China raises coal use figures by billions of tonnes: Report

China raises coal use figures by billions of tonnes: Report

China has been underreporting its coal consumption for years, experts said Wednesday after reports that official statistics have been revised upwards by hundreds of millions of tonnes a year.

The National Bureau of Statistics raised the figures for coal consumption in previous years by as much as 17 percent in its most recent yearbook, the New York Times reported.

For 2012 alone the increase was 600 million tonnes, it said - over 70 percent of the United States' annual coal consumption, and implying that China's annual emissions of greenhouse gas carbon dioxide had been underestimated by more than Germany's total yearly output.

The development comes ahead of a UN climate summit in Paris, which will seek to unite all the world's nations in a single agreement on tackling climate change, but is expected to see difficult negotiations on how the burden should be divided between countries.

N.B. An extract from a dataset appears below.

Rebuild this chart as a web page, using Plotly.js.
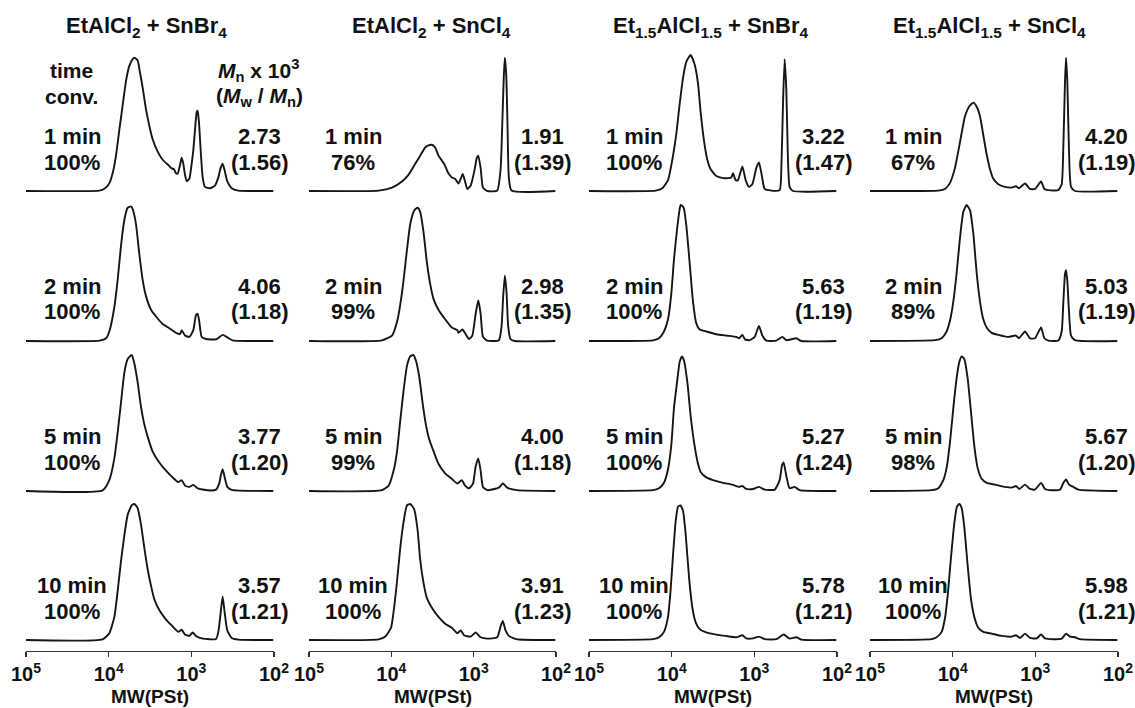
<!DOCTYPE html>
<html>
<head>
<meta charset="utf-8">
<script src="https://cdn.plot.ly/plotly-3.0.1.min.js"></script>
<style>html,body{margin:0;padding:0;background:#fff;}#chart{width:1135px;height:708px;}</style>
</head>
<body>
<div id="chart"></div>
<script>
// ---- Panel headings, labels ----
const columnTitles = [
  'EtAlCl<sub>2</sub> + SnBr<sub>4</sub>',
  'EtAlCl<sub>2</sub> + SnCl<sub>4</sub>',
  'Et<sub>1.5</sub>AlCl<sub>1.5</sub> + SnBr<sub>4</sub>',
  'Et<sub>1.5</sub>AlCl<sub>1.5</sub> + SnCl<sub>4</sub>'
];
const times = ['1 min', '2 min', '5 min', '10 min'];
const conv = [
  ['100%', '100%', '100%', '100%'],
  ['76%', '99%', '99%', '100%'],
  ['100%', '100%', '100%', '100%'],
  ['67%', '89%', '98%', '100%']
];
const mnVals = [
  ['2.73', '4.06', '3.77', '3.57'],
  ['1.91', '2.98', '4.00', '3.91'],
  ['3.22', '5.63', '5.27', '5.78'],
  ['4.20', '5.03', '5.67', '5.98']
];
const pdiVals = [
  ['(1.56)', '(1.18)', '(1.20)', '(1.21)'],
  ['(1.39)', '(1.35)', '(1.18)', '(1.23)'],
  ['(1.47)', '(1.19)', '(1.24)', '(1.21)'],
  ['(1.19)', '(1.19)', '(1.20)', '(1.21)']
];
const tickVals = [100000, 10000, 1000, 100];
const tickLabels = ['10<sup>5</sup>', '10<sup>4</sup>', '10<sup>3</sup>', '10<sup>2</sup>'];

// ---- GPC traces: molecular weight (PSt) and normalized RI signal ----
// Column 1: EtAlCl2 + SnBr4
const mw_c1_r1 = [100000,12970,11280,9820,8955,8150,7430,6775,6165,5625,5125,4895,4460,4260,3880,3535,3222,2937,2555,2222,1897,1730,1622,1532,1462,1371,1309,1250,1194,1138,1057,991,946,903,861,838,807,771,729,684,594,518,471,442,418,395,367,325,270,102];
const sig_c1_r1 = [0,0.003,0.016,0.056,0.13,0.26,0.45,0.63,0.81,0.92,0.97,0.98,0.96,0.9,0.76,0.6,0.48,0.38,0.29,0.23,0.19,0.166,0.16,0.13,0.128,0.19,0.244,0.2,0.12,0.072,0.09,0.2,0.3,0.45,0.58,0.59,0.5,0.3,0.1,0.03,0.02,0.04,0.1,0.17,0.2,0.15,0.07,0.02,0.003,0];
const mw_c1_r2 = [100000,12970,10770,9820,8535,7785,7095,6460,5890,5370,5125,4670,4260,3880,3535,3076,2675,2222,1845,1532,1371,1309,1194,1057,946,879,838,800,750,665,503,418,363,316,102];
const sig_c1_r2 = [0,0.003,0.02,0.07,0.25,0.45,0.7,0.89,0.98,0.99,0.97,0.86,0.64,0.45,0.33,0.23,0.18,0.125,0.094,0.06,0.05,0.08,0.04,0.03,0.08,0.19,0.2,0.14,0.03,0.015,0.012,0.045,0.025,0.005,0];
const mw_c1_r3 = [100000,11840,9820,8535,7785,7095,6460,5890,5272,4895,4460,4065,3705,3375,2937,2440,2025,1682,1436,1309,1194,1057,946,838,635,503,458,438,418,395,367,325,102];
const sig_c1_r3 = [0,0.005,0.08,0.24,0.43,0.65,0.87,0.97,1.0,0.94,0.8,0.62,0.49,0.4,0.29,0.21,0.15,0.1,0.065,0.08,0.04,0.03,0.045,0.02,0.005,0.01,0.06,0.12,0.16,0.1,0.03,0.008,0];
const mw_c1_r4 = [100000,11840,9820,8535,7785,7095,6460,5890,5272,4895,4460,4065,3705,3375,3076,2805,2440,2025,1682,1436,1309,1194,1057,964,879,729,503,471,442,418,395,367,325,270,102];
const sig_c1_r4 = [0,0.005,0.05,0.17,0.36,0.58,0.77,0.92,0.99,1.0,0.97,0.85,0.68,0.52,0.4,0.3,0.22,0.15,0.1,0.06,0.075,0.04,0.03,0.055,0.03,0.01,0.008,0.06,0.2,0.32,0.2,0.07,0.015,0.003,0];

// Column 2: EtAlCl2 + SnCl4
const mw_c2_r1 = [100000,14230,9820,7430,6165,5125,4460,3880,3535,3222,2937,2675,2286,2025,1845,1682,1532,1436,1358,1273,1194,1087,964,920,879,823,771,684,518,471,450,430,418,402,388,374,347,102];
const sig_c2_r1 = [0,0.003,0.025,0.07,0.12,0.2,0.26,0.32,0.335,0.34,0.32,0.26,0.2,0.13,0.1,0.09,0.055,0.09,0.125,0.07,0.015,0.04,0.17,0.24,0.26,0.17,0.025,0,0.003,0.16,0.48,0.85,0.98,0.85,0.48,0.1,0.003,0];
const mw_c2_r2 = [100000,12970,9820,8535,7785,7095,6460,5890,5272,4800,4460,4065,3705,3375,3076,2675,2222,1845,1578,1532,1371,1250,1138,1038,946,879,823,771,684,494,458,438,418,399,381,357,316,102];
const sig_c2_r2 = [0,0.005,0.04,0.14,0.27,0.45,0.67,0.86,0.96,0.98,0.95,0.8,0.58,0.42,0.31,0.23,0.16,0.1,0.08,0.06,0.085,0.05,0.015,0.04,0.2,0.3,0.2,0.03,0.003,0.006,0.11,0.33,0.48,0.36,0.11,0.015,0,0];
const mw_c2_r3 = [100000,12970,10770,9380,8535,7785,7095,6460,5890,5420,5035,4581,4178,3811,3467,3020,2675,2222,1845,1578,1396,1273,1138,1019,946,879,823,771,684,494,442,392,296,102];
const sig_c2_r3 = [0,0.006,0.04,0.15,0.29,0.52,0.74,0.92,0.99,1.0,0.96,0.84,0.65,0.49,0.38,0.28,0.2,0.13,0.09,0.055,0.08,0.04,0.02,0.055,0.18,0.24,0.15,0.03,0.006,0.025,0.055,0.025,0.006,0];
const mw_c2_r4 = [100000,14230,11840,10090,9380,8535,7785,7095,6460,5890,5272,4800,4460,4065,3705,3162,2675,2222,1845,1578,1436,1309,1087,946,823,684,518,471,442,410,374,325,283,102];
const sig_c2_r4 = [0,0.005,0.025,0.09,0.21,0.43,0.68,0.87,0.99,1.0,0.96,0.81,0.59,0.42,0.31,0.23,0.17,0.12,0.09,0.05,0.07,0.035,0.025,0.055,0.02,0.01,0.02,0.1,0.14,0.07,0.03,0.012,0.004,0];

// Column 3: Et1.5AlCl1.5 + SnBr4
const mw_c3_r1 = [100000,15630,12970,11070,9820,8790,8000,7295,6650,5890,5272,4800,4460,4065,3705,3375,2884,2393,2083,1897,1811,1682,1578,1396,1273,1161,1057,946,879,815,750,622,494,471,450,430,410,392,374,341,102];
const sig_c3_r1 = [0,0.003,0.02,0.08,0.23,0.42,0.64,0.83,0.95,1.0,0.93,0.79,0.58,0.37,0.23,0.16,0.11,0.095,0.095,0.1,0.13,0.08,0.08,0.18,0.08,0.03,0.05,0.17,0.21,0.12,0.015,0.003,0.006,0.17,0.64,0.97,0.74,0.23,0.03,0,0];
const mw_c3_r2 = [100000,16830,14230,12390,11070,10090,9380,8610,8000,7785,7160,6650,6053,5521,5035,4581,3811,2884,2222,1652,1532,1396,1297,1138,991,879,800,716,542,458,410,310,270,102];
const sig_c3_r2 = [0,0.005,0.02,0.07,0.16,0.35,0.6,0.82,0.97,1.0,0.98,0.85,0.57,0.29,0.13,0.085,0.07,0.05,0.04,0.03,0.02,0.045,0.012,0.006,0.03,0.11,0.04,0.003,0.003,0.03,0.006,0.02,0,0];
const mw_c3_r3 = [100000,16830,14230,12390,11070,10090,9380,8610,8000,7500,7095,6460,5890,5272,4800,4460,3811,3162,2393,1845,1532,1396,1250,1038,879,750,567,494,462,442,410,374,325,283,102];
const sig_c3_r3 = [0,0.006,0.02,0.06,0.16,0.34,0.61,0.8,0.95,0.99,0.96,0.8,0.55,0.33,0.2,0.14,0.1,0.08,0.06,0.047,0.03,0.037,0.015,0.015,0.03,0.01,0.01,0.08,0.19,0.21,0.11,0.02,0.03,0.006,0];
const mw_c3_r4 = [100000,16830,14230,12390,11070,10380,9638,8955,8375,7855,7295,6775,6165,5625,5125,4581,3811,2884,2222,1652,1396,1250,1038,879,750,542,442,374,310,270,102];
const sig_c3_r4 = [0,0.006,0.02,0.06,0.17,0.34,0.62,0.87,0.98,0.99,0.95,0.78,0.46,0.24,0.13,0.08,0.056,0.04,0.03,0.02,0.035,0.012,0.012,0.025,0.006,0.006,0.04,0.01,0.02,0.003,0];

// Column 4: Et1.5AlCl1.5 + SnCl4
const mw_c4_r1 = [100000,14890,12390,10770,9380,8150,7095,6340,5625,5125,4670,4260,3880,3535,3222,2805,2329,1932,1714,1578,1334,1161,1009,853,778,697,527,480,458,438,425,410,392,370,331,102];
const sig_c4_r1 = [0,0.003,0.015,0.06,0.17,0.36,0.55,0.62,0.65,0.62,0.55,0.41,0.27,0.16,0.09,0.05,0.03,0.025,0.035,0.02,0.055,0.015,0.015,0.07,0.015,0.006,0.006,0.05,0.33,0.8,0.98,0.8,0.3,0.03,0,0];
const mw_c4_r2 = [100000,16360,13590,11840,10770,9820,8955,8150,7430,6775,6165,5625,5125,4670,4260,3880,3375,2805,2122,1714,1578,1334,1161,1009,853,778,697,527,480,458,438,425,410,392,370,331,102];
const sig_c4_r2 = [0,0.006,0.02,0.07,0.15,0.29,0.5,0.76,0.95,1.0,0.96,0.79,0.5,0.29,0.16,0.1,0.06,0.045,0.03,0.04,0.02,0.07,0.02,0.02,0.1,0.02,0.003,0.003,0.07,0.29,0.49,0.52,0.44,0.22,0.04,0.006,0];
const mw_c4_r3 = [100000,17950,14890,12970,11840,10770,9820,8955,8300,7785,7230,6590,6000,5470,4990,4460,3880,3076,2329,1932,1714,1563,1334,1161,1009,853,764,635,503,458,425,392,347,302,102];
const sig_c4_r3 = [0,0.006,0.02,0.08,0.17,0.36,0.61,0.83,0.95,0.99,0.97,0.83,0.58,0.33,0.17,0.09,0.06,0.047,0.03,0.025,0.037,0.015,0.047,0.015,0.01,0.06,0.015,0.006,0.01,0.06,0.085,0.047,0.03,0.01,0];
const mw_c4_r4 = [100000,17950,15630,13590,12390,11480,10470,9550,8870,8300,7785,7230,6590,6000,5470,4895,4260,3375,2555,1932,1714,1532,1334,1161,964,853,764,606,480,425,381,331,288,102];
const sig_c4_r4 = [0,0.006,0.02,0.06,0.16,0.33,0.61,0.86,0.98,1.0,0.97,0.83,0.55,0.3,0.17,0.09,0.06,0.047,0.03,0.025,0.035,0.015,0.047,0.015,0.012,0.04,0.012,0.006,0.01,0.047,0.025,0.02,0.006,0];

const series = [
  [[mw_c1_r1, sig_c1_r1], [mw_c1_r2, sig_c1_r2], [mw_c1_r3, sig_c1_r3], [mw_c1_r4, sig_c1_r4]],
  [[mw_c2_r1, sig_c2_r1], [mw_c2_r2, sig_c2_r2], [mw_c2_r3, sig_c2_r3], [mw_c2_r4, sig_c2_r4]],
  [[mw_c3_r1, sig_c3_r1], [mw_c3_r2, sig_c3_r2], [mw_c3_r3, sig_c3_r3], [mw_c3_r4, sig_c3_r4]],
  [[mw_c4_r1, sig_c4_r1], [mw_c4_r2, sig_c4_r2], [mw_c4_r3, sig_c4_r3], [mw_c4_r4, sig_c4_r4]]
];

// ---- Geometry (pixels) ----
const W = 1135, H = 708;
const colSpan = [[26, 274], [309, 556], [589, 837], [870, 1118]];
const rowBase = [191, 341, 491, 640];
const peakPx = 136;
const axisLineY = 651;
const leftLabelX = [72, 353, 634, 913];
const rightLabelX = [259, 542, 823, 1106];
const titleX = [146, 431, 710, 989];

const FONT = 'Liberation Sans, Arial, Helvetica, sans-serif';
const px2x = p => p / W;
const px2y = p => 1 - p / H;

const traces = [];
series.forEach((col, c) => {
  col.forEach((pair, r) => {
    traces.push({
      type: 'scatter', mode: 'lines',
      x: pair[0], y: pair[1],
      xaxis: c === 0 ? 'x' : 'x' + (c + 1),
      yaxis: r === 0 ? 'y' : 'y' + (r + 1),
      line: {color: '#151515', width: 1.9, shape: 'spline', smoothing: 0.5},
      hoverinfo: 'skip', showlegend: false
    });
  });
});

const layout = {
  width: W, height: H,
  margin: {l: 0, r: 0, t: 0, b: 0},
  paper_bgcolor: '#ffffff', plot_bgcolor: 'rgba(0,0,0,0)',
  showlegend: false,
  font: {family: FONT, color: '#111', size: 20},
  annotations: []
};

colSpan.forEach((s, c) => {
  const key = c === 0 ? 'xaxis' : 'xaxis' + (c + 1);
  layout[key] = {
    type: 'log', range: [5, 2], autorange: false,
    domain: [px2x(s[0]), px2x(s[1])],
    anchor: 'free', position: px2y(axisLineY),
    showline: true, linecolor: '#333', linewidth: 1.4,
    ticks: 'outside', ticklen: 5, tickwidth: 1.4, tickcolor: '#333',
    tickvals: tickVals, ticktext: tickLabels,
    tickfont: {family: FONT, size: 20, color: '#111', weight: 700},
    showgrid: false, zeroline: false, fixedrange: true
  };
});

rowBase.forEach((b, r) => {
  const key = r === 0 ? 'yaxis' : 'yaxis' + (r + 1);
  layout[key] = {
    range: [-0.05, 1.05], autorange: false,
    domain: [px2y(b + 0.05 * peakPx), px2y(b - 1.05 * peakPx)],
    visible: false, showgrid: false, zeroline: false, fixedrange: true
  };
});

function ann(text, xp, yp, size) {
  layout.annotations.push({
    text: text, xref: 'paper', yref: 'paper',
    x: px2x(xp), y: px2y(yp), xanchor: 'center', yanchor: 'middle',
    showarrow: false,
    font: {family: FONT, size: size, color: '#111', weight: 700}
  });
}

// column titles
columnTitles.forEach((t, c) => ann(t, titleX[c], 27, 22));
// header row
ann('time', 71, 70, 21);
ann('conv.', 71, 97, 21);
ann('<i>M</i><sub>n</sub> x 10<sup>3</sup>', 258, 70, 21);
ann('(<i>M</i><sub>w</sub> / <i>M</i><sub>n</sub>)', 259, 97, 21);
// per-panel labels
for (let c = 0; c < 4; c++) {
  for (let r = 0; r < 4; r++) {
    const b = rowBase[r];
    ann(times[r], leftLabelX[c], b - 55, 22);
    ann(conv[c][r], leftLabelX[c], b - 29, 22);
    ann(mnVals[c][r], rightLabelX[c], b - 55, 22);
    ann(pdiVals[c][r], rightLabelX[c], b - 29, 22);
  }
  ann('MW(PSt)', (colSpan[c][0] + colSpan[c][1]) / 2, 696, 19);
}

Plotly.newPlot('chart', traces, layout, {staticPlot: true, displayModeBar: false});
</script>
</body>
</html>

The new figures suggest that Chinese emissions have been a significantly larger driver of global warming than previously thought.

The National Bureau of Statistics did not immediately confirm the revisions to AFP, and the figures from its energy statistical yearbook are not available on its website.

But at a coal conference in Beijing, Zhou Fengqi, an advisor to the National Development and Reform Commission, China's top planning body, told AFP: "The new figures are more accurate than before." The data has depended on incomplete provincial statistics, he said.

"We always felt there was a gap between the National Coal Association's statistics and the National Bureau of Statistics figures. Now the national figures have progressed, and more accurately reflect the situation." Song Guojun, professor of environmental economics at Renmin University, said the adjusted figures were "certainly more reliable".

"Coal is a very common thing in China. At the county level and below, and even at the city level, there were many sources of coal use which did not make it into the official statistics gathering mechanism," he said.

A shift towards more environmentally friendly development is China's "duty and contribution to humanity" as one of the world's largest countries, Premier Li Keqiang said this week during a visit by French President Francois Hollande.

China has pledged that its carbon dioxide emissions will peak by "around 2030".

Yang Fuqiang, senior climate change advisor at the Natural Resources Defense Council, a US environmental campaign group, said the new coal statistics would not necessarily affect the Paris negotiations, as Beijing's commitment was "only about a peak rather than the total volume of CO2 emissions".

But "there will be more concern about the volume of emissions", he added.